A Late-Night Phone Call Between One Of Syria’s Top Extremists And His Sworn Enemy | Mike Giglio
A rebel commander named Mohamed Zataar sat on a living room couch in the ancient Turkish city of Antakya one recent night, taking a short break from the war across the border with Syria some 15 miles down the road. He was eager to return. “There is a new battle starting,” he said, staring at the door. Instead Zataar, who leads a battalion of moderate rebels called Wolves of the Valley, decided to call his enemy from his iPhone.

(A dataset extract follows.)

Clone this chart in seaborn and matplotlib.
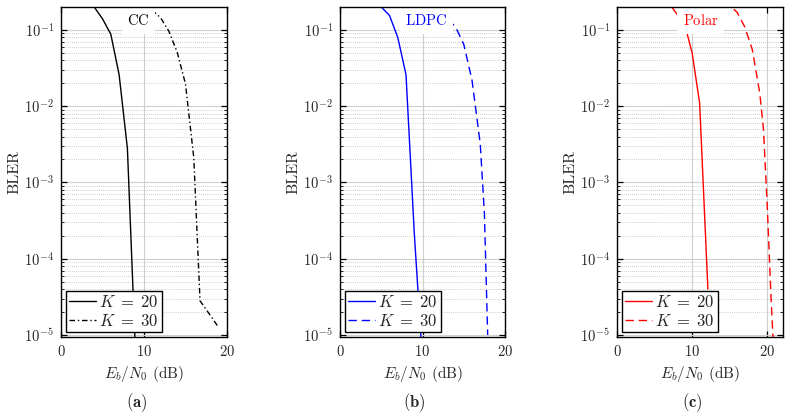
import numpy as np
import pandas as pd
import seaborn as sns
import matplotlib.pyplot as plt

# data (Eb/N0 in dB, BLER)
cc_k20_snr = [3, 4, 5, 6, 7, 8, 9]
cc_k20_bler = [0.4, 0.2, 0.14, 0.088, 0.026, 2.8e-3, 5e-6]
cc_k30_snr = [10, 11, 12, 13, 14, 15, 16, 16.75, 18, 19]
cc_k30_bler = [0.28, 0.18, 0.145, 0.096, 0.051, 0.0195, 2.1e-3, 2.8e-5, 1.8e-5, 1.25e-5]

ldpc_k20_snr = [4, 5, 6, 7, 8, 9, 10]
ldpc_k20_bler = [0.3, 0.2, 0.155, 0.08, 0.026, 2.2e-4, 4.5e-6]
ldpc_k30_snr = [11, 12, 13, 14, 15, 16, 17, 17.5, 17.9]
ldpc_k30_bler = [0.25, 0.18, 0.14, 0.11, 0.065, 0.022, 3.2e-3, 4e-4, 1e-5]

polar_k20_snr = [6, 7, 8, 9, 10, 11, 12.1]
polar_k20_bler = [0.35, 0.22, 0.16, 0.12, 0.05, 0.011, 4e-5]
polar_k30_snr = [14, 15, 16, 17, 18, 19, 19.5, 20, 20.5, 20.8]
polar_k30_bler = [0.3, 0.21, 0.17, 0.11, 0.056, 0.015, 5e-3, 5e-4, 3.2e-5, 8e-6]

codes = ['CC', 'LDPC', 'Polar']
colors = ['black', 'blue', 'red']
captions = ['a', 'b', 'c']
xmax = [20, 20, 22.1]
label_x = [8.0, 7.9, 8.75]

sns.set_theme(context='paper', style='ticks')
plt.rcParams['font.family'] = ['cmr10', 'DejaVu Serif']
plt.rcParams['mathtext.fontset'] = 'cm'
plt.rcParams['axes.formatter.use_mathtext'] = True
plt.rcParams['axes.unicode_minus'] = True

fig = plt.figure(figsize=(7.92, 4.2), dpi=100)
W, H = 792, 420
boxes = [(61, 227), (340, 505), (617, 783)]
top_px, bot_px = 7, 337

series = [
    (cc_k20_snr, cc_k20_bler, cc_k30_snr, cc_k30_bler, (0, (4, 2, 1, 2))),
    (ldpc_k20_snr, ldpc_k20_bler, ldpc_k30_snr, ldpc_k30_bler, (0, (6, 3.5))),
    (polar_k20_snr, polar_k20_bler, polar_k30_snr, polar_k30_bler, (0, (6, 3.5))),
]
caption_px = [137, 414, 692]

for i, (x1, y1, x2, y2, ls2) in enumerate(series):
    l, r = boxes[i]
    ax = fig.add_axes([l / W, (H - bot_px) / H, (r - l) / W, (bot_px - top_px) / H])
    ax.set_axisbelow(True)
    c = colors[i]
    sns.lineplot(x=x1, y=y1, ax=ax, color=c, lw=1.0, linestyle='-',
                 label=r'$K\;=\;20$', estimator=None)
    sns.lineplot(x=x2, y=y2, ax=ax, color=c, lw=1.0, linestyle=ls2,
                 label=r'$K\;=\;30$', estimator=None)
    ax.set_yscale('log')
    ax.set_ylim(9.4e-6, 0.2)
    ax.set_xlim(0, xmax[i])
    ax.set_xticks([0, 10, 20])
    ax.grid(which='major', color='#cfcfcf', lw=0.8, ls='-')
    ax.grid(which='minor', axis='y', color='#bdbdbd', lw=0.6, ls=(0, (1, 1.5)))
    ax.tick_params(which='both', direction='in', top=True, right=True,
                   labelsize=10.5, color='black', pad=5)
    ax.tick_params(which='major', length=4, width=0.9)
    ax.tick_params(which='minor', length=2, width=0.6)
    for s in ax.spines.values():
        s.set_color('black')
        s.set_linewidth(1.0)
        s.set_zorder(10)
    ax.set_xlabel('$E_b/N_0$ (dB)', fontsize=11)
    ax.set_ylabel('BLER', fontsize=11.5, labelpad=2)
    # code name in a white box, extra room on its right like the original node
    ax.text(label_x[i], 0.132, codes[i] + r'$\quad$', color=c, fontsize=10.5,
            ha='left', va='center', zorder=5,
            bbox=dict(facecolor='white', edgecolor='none', pad=4))
    leg = ax.legend(loc='lower left', fontsize=12, frameon=True, fancybox=False,
                    edgecolor='black', framealpha=1, handlelength=1.6,
                    handletextpad=0.2, labelspacing=0.15, borderpad=0.2,
                    borderaxespad=0.3)
    leg.get_frame().set_linewidth(1.0)
    leg.set_zorder(6)
    fig.text(caption_px[i] / W, 1 - 403 / H, r'($\mathbf{%s}$)' % captions[i],
             ha='center', va='center', fontsize=12)

fig.savefig('out.png', dpi=100)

He dialed the number for the shadowy jihadi known as Abu Ayman al-Iraqi, one of the most notorious men on the chaotic battlefields of northern Syria. Abu Ayman doesn’t fight for the Syrian regime. He’s a leader in the Islamic State of Iraq and Syria, or ISIS, the al-Qaeda-inspired force that has upended the rebellion with its fanaticism and brutality — while also kidnapping Western journalists and raising global alarms that the foreign fighters who fill out its ranks will return to sow terror at home. Other rebel groups turned on ISIS at the start of the new year, sparking an internal war that men like Zataar, a former dealer of fake antiques who despises extremists, were happy to join. “We are fighting a war against terror,” Zataar said.
Someone answered on the other line, and Zataar asked to speak with Abu Ayman, whom he referred to as “sheikh.” Then he hung up, saying it wasn’t uncommon for the two men to speak. An hour later, Abu Ayman called back.